§ DATASET RECORDS:
· · ·
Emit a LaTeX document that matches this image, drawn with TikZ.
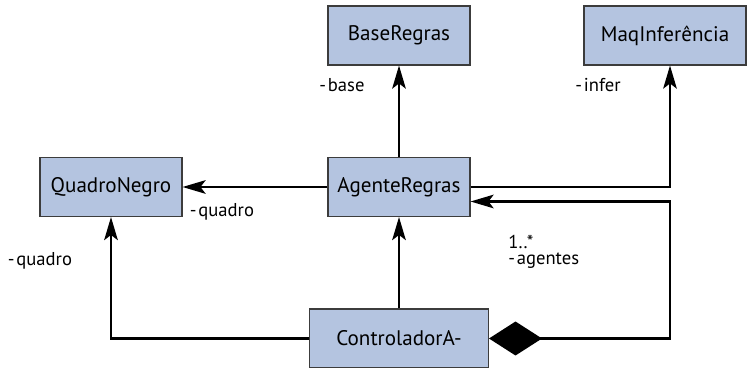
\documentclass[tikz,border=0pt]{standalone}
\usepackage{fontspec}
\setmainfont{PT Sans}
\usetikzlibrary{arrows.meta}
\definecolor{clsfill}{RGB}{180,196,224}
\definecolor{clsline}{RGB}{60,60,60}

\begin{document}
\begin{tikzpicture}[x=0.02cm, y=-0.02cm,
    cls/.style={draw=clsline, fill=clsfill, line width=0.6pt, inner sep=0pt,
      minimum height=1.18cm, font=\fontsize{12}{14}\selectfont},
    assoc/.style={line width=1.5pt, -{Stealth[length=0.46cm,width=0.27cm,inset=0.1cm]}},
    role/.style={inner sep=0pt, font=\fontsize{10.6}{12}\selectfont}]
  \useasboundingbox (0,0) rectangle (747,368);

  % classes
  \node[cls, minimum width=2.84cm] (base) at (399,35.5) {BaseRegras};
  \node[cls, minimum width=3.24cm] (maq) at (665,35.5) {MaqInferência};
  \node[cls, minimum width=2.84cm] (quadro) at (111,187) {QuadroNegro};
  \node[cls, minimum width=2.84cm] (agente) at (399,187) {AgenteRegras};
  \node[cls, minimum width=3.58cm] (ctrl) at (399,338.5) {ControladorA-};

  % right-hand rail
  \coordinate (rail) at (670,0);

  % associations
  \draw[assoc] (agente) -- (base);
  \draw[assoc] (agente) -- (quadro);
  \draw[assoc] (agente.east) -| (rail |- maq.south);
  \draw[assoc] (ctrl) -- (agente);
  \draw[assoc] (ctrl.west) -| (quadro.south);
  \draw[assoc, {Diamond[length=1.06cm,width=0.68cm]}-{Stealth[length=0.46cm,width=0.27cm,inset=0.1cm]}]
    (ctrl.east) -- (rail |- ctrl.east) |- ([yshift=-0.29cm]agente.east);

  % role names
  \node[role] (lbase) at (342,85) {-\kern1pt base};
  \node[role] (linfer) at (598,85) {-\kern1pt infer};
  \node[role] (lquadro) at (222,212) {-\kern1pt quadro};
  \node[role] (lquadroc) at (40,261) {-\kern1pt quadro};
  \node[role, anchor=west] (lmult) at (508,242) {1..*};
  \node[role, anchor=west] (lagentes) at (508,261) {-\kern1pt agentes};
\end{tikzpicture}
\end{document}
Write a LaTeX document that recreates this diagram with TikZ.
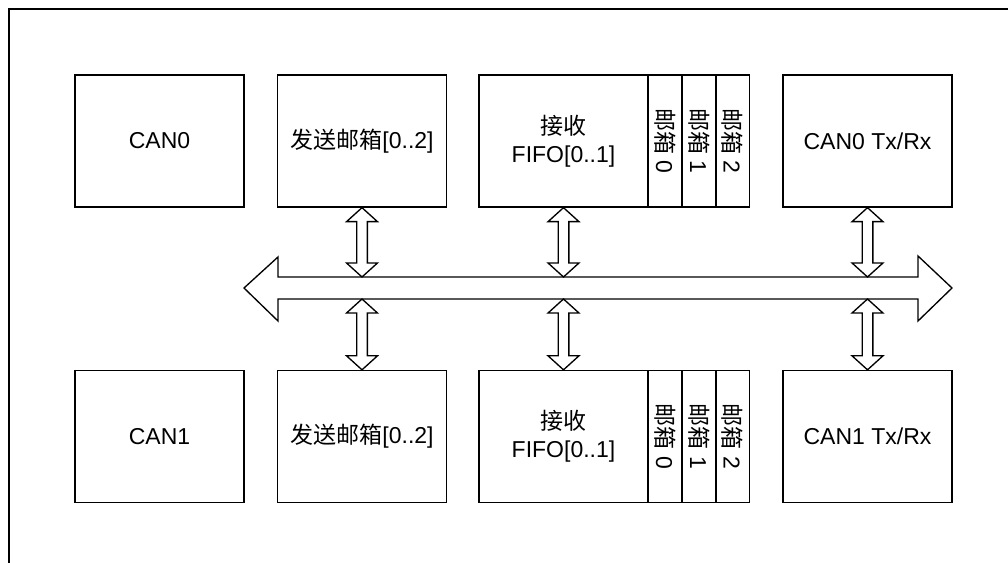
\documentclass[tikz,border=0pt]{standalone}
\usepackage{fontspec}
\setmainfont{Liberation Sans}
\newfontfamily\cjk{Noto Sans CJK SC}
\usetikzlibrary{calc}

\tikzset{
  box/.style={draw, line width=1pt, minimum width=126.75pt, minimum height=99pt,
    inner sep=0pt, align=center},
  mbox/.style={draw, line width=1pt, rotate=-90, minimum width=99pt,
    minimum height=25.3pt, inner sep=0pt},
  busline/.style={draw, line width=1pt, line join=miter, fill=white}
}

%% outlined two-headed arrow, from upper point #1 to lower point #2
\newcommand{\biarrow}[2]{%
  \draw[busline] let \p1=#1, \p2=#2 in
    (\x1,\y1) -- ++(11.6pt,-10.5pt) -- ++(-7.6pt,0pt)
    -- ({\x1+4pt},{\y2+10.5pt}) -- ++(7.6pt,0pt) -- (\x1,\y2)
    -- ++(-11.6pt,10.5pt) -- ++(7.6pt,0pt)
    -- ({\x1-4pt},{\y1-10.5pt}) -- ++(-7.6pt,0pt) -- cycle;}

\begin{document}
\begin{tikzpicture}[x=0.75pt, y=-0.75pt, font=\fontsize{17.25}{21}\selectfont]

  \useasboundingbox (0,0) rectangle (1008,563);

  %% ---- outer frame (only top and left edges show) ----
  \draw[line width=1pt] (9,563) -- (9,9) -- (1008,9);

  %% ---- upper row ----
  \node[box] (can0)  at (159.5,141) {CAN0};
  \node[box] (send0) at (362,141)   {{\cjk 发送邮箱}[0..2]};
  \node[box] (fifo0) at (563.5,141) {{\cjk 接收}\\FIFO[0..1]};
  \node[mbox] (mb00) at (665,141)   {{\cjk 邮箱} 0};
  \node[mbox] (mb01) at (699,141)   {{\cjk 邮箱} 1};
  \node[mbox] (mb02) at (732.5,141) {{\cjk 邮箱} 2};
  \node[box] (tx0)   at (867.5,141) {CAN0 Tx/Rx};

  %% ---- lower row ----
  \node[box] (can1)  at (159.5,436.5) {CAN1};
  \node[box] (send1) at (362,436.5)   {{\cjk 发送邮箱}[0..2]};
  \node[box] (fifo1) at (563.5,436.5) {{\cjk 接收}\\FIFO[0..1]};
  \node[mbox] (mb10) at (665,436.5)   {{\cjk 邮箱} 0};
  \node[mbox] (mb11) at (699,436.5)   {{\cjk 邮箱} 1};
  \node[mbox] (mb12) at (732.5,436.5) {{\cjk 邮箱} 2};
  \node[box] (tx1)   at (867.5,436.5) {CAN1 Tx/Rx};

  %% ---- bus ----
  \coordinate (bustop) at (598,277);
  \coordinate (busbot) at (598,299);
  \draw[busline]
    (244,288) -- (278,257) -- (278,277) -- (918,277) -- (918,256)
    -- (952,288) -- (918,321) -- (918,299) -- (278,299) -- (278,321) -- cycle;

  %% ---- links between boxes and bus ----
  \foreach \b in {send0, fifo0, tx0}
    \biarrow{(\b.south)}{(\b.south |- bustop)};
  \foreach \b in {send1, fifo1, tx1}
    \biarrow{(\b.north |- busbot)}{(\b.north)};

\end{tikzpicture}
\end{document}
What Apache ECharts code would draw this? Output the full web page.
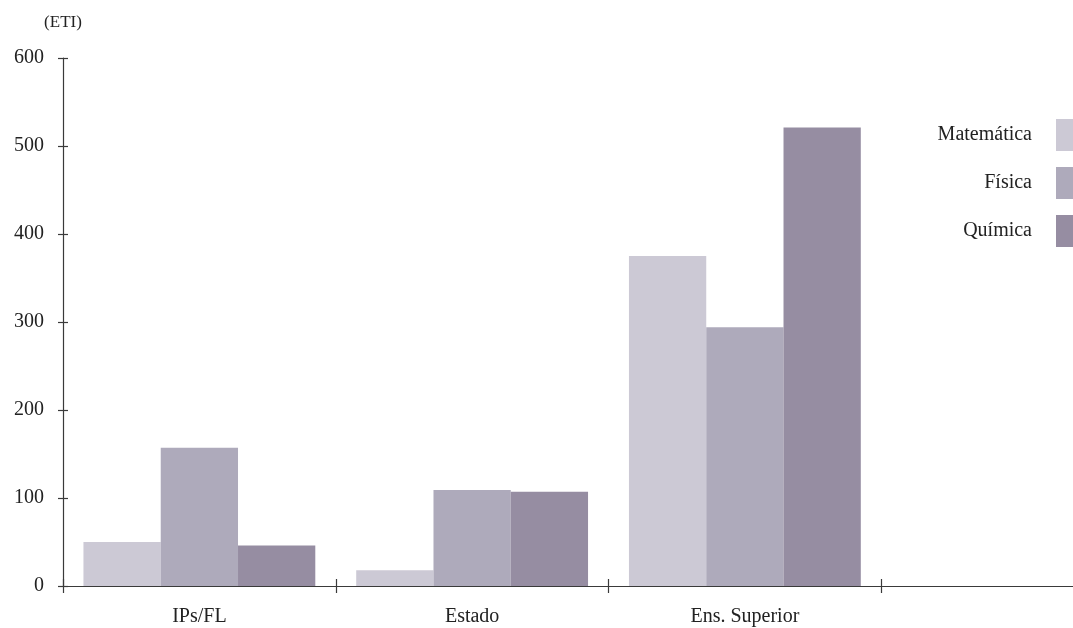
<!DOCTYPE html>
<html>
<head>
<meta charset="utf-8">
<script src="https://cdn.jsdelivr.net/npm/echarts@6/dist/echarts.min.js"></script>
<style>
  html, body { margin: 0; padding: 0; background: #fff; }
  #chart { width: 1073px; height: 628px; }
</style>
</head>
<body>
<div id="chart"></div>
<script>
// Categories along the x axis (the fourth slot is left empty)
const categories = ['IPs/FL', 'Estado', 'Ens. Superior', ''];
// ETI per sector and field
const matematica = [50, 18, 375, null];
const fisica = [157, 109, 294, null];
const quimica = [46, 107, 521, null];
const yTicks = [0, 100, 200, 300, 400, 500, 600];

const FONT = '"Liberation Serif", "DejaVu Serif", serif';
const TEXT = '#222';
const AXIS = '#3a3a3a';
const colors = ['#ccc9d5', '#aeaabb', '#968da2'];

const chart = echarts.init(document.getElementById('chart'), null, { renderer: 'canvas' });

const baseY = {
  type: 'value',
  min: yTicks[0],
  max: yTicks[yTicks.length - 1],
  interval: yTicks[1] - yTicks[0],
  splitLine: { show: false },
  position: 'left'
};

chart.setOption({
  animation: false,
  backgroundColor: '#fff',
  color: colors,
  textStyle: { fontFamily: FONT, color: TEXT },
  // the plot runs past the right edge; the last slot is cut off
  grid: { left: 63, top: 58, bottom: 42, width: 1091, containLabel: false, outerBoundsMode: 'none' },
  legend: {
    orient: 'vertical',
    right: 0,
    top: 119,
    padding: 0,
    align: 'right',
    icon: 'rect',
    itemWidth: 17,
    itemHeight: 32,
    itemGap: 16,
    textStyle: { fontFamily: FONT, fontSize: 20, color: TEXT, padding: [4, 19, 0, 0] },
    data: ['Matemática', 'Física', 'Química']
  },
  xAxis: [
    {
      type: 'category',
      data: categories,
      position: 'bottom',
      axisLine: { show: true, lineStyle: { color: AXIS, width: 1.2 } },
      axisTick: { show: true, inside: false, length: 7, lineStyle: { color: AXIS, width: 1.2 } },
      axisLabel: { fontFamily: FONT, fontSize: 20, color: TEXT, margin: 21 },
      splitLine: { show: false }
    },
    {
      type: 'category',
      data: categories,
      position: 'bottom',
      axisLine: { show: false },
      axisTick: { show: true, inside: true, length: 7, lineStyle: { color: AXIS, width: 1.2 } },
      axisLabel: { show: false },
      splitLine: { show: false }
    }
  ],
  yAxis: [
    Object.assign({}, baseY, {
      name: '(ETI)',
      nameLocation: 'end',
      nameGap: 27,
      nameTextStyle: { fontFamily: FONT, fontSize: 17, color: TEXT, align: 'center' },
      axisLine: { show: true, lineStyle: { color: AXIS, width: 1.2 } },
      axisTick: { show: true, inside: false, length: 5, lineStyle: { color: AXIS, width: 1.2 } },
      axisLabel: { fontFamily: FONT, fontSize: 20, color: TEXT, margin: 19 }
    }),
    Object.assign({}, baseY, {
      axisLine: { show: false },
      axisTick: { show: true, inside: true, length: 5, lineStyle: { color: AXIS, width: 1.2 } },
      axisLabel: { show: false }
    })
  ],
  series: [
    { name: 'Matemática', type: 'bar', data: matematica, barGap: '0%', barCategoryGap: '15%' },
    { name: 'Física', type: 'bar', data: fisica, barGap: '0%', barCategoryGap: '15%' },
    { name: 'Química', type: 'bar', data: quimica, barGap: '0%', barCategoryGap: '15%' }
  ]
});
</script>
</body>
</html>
· · ·
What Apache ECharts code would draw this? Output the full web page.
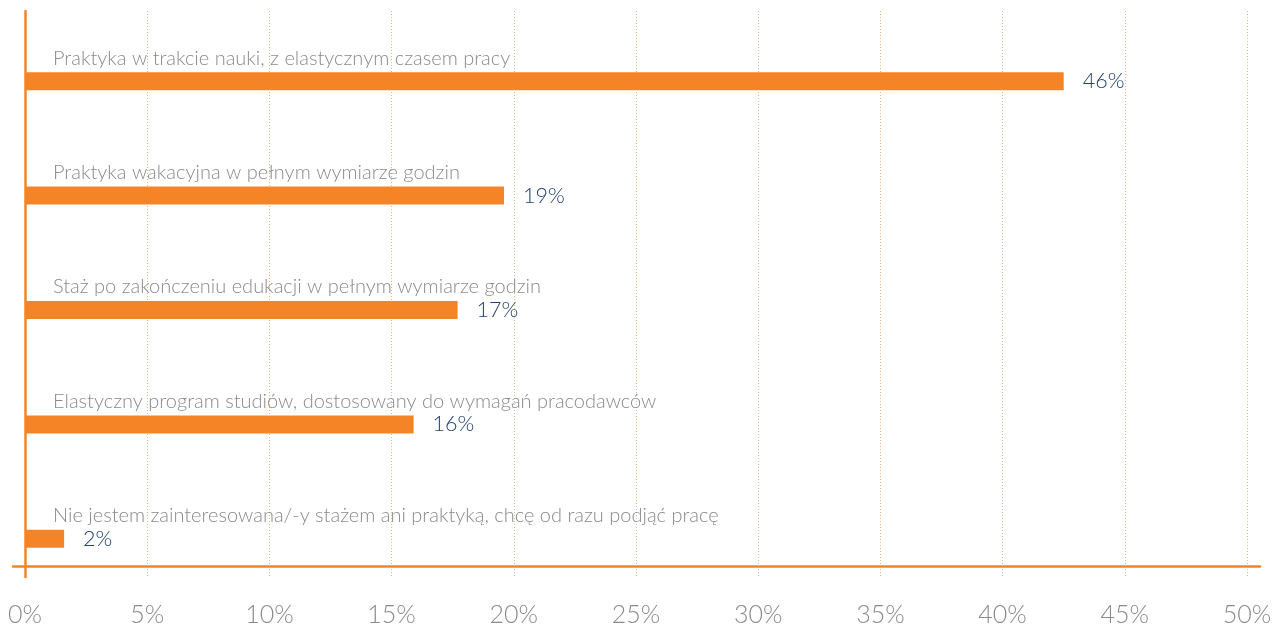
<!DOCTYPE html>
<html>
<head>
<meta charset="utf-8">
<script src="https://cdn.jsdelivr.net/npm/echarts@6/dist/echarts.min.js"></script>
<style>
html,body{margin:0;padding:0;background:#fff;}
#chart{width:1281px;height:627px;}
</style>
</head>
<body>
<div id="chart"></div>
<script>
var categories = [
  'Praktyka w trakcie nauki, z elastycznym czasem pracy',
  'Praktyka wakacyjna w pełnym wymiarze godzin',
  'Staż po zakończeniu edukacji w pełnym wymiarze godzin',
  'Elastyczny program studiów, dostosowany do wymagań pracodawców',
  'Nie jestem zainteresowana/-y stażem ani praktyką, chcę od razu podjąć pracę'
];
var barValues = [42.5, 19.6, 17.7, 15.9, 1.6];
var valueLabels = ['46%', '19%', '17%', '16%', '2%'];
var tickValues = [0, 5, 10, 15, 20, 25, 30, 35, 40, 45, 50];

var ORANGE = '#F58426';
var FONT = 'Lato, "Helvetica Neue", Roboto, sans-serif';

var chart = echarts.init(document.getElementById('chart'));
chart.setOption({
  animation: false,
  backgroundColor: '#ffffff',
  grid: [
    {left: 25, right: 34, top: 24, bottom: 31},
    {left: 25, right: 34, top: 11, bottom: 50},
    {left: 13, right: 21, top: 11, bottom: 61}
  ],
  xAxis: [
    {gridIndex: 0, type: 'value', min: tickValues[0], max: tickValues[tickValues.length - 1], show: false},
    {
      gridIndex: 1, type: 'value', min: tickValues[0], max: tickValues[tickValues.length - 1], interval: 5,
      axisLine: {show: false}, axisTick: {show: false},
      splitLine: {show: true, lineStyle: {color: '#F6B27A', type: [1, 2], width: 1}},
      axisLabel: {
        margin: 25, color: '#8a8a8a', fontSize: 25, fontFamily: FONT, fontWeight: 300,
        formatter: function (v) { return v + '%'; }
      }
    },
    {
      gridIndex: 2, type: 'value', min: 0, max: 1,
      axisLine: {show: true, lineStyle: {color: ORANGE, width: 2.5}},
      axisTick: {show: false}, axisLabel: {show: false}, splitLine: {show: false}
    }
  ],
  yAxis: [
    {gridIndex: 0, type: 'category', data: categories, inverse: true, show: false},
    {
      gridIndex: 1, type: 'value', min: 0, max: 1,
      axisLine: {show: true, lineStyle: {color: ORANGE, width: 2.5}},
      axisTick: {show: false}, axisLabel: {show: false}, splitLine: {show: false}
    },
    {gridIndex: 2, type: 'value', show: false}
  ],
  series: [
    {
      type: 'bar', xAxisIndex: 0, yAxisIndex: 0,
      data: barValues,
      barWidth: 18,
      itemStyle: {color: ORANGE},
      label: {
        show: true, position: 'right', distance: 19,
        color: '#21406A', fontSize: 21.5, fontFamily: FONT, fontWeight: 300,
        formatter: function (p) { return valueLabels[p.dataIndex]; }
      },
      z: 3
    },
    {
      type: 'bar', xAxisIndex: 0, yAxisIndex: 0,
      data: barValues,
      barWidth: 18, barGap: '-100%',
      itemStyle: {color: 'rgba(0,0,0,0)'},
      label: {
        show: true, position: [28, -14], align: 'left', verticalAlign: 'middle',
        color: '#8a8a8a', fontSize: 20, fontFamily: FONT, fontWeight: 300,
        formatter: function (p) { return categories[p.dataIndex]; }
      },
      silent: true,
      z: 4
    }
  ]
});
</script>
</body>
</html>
· · ·
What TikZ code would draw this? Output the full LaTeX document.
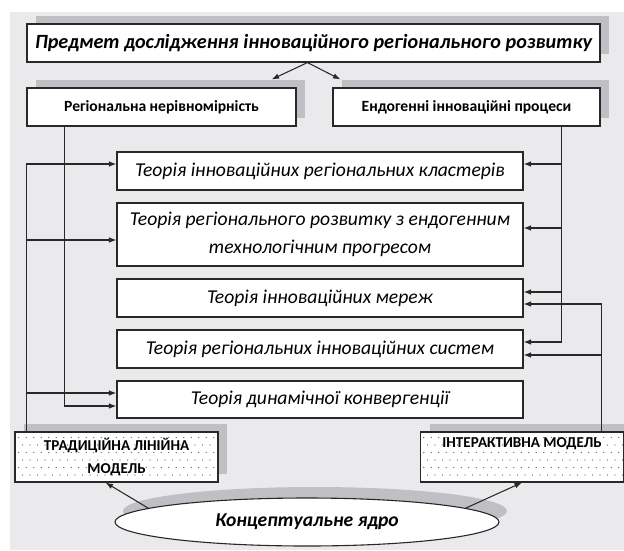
· · ·
§ TASK TO COMPLETE: Omit all pictures, and reproduce exactly the lines from the one holding "Emit a LaTeX" through the one holding "minimum width=3.58cm] (ctrl)", both included.

§ SOLUTION BELOW:
Emit a LaTeX document that matches this image, drawn with TikZ.
\documentclass[tikz,border=0pt]{standalone}
\usepackage{fontspec}
\setmainfont{PT Sans}
\usetikzlibrary{arrows.meta}
\definecolor{clsfill}{RGB}{180,196,224}
\definecolor{clsline}{RGB}{60,60,60}

\begin{document}
\begin{tikzpicture}[x=0.02cm, y=-0.02cm,
    cls/.style={draw=clsline, fill=clsfill, line width=0.6pt, inner sep=0pt,
      minimum height=1.18cm, font=\fontsize{12}{14}\selectfont},
    assoc/.style={line width=1.5pt, -{Stealth[length=0.46cm,width=0.27cm,inset=0.1cm]}},
    role/.style={inner sep=0pt, font=\fontsize{10.6}{12}\selectfont}]
  \useasboundingbox (0,0) rectangle (747,368);

  % classes
  \node[cls, minimum width=2.84cm] (base) at (399,35.5) {BaseRegras};
  \node[cls, minimum width=3.24cm] (maq) at (665,35.5) {MaqInferência};
  \node[cls, minimum width=2.84cm] (quadro) at (111,187) {QuadroNegro};
  \node[cls, minimum width=2.84cm] (agente) at (399,187) {AgenteRegras};
  \node[cls, minimum width=3.58cm] (ctrl) at (399,338.5) {ControladorA-};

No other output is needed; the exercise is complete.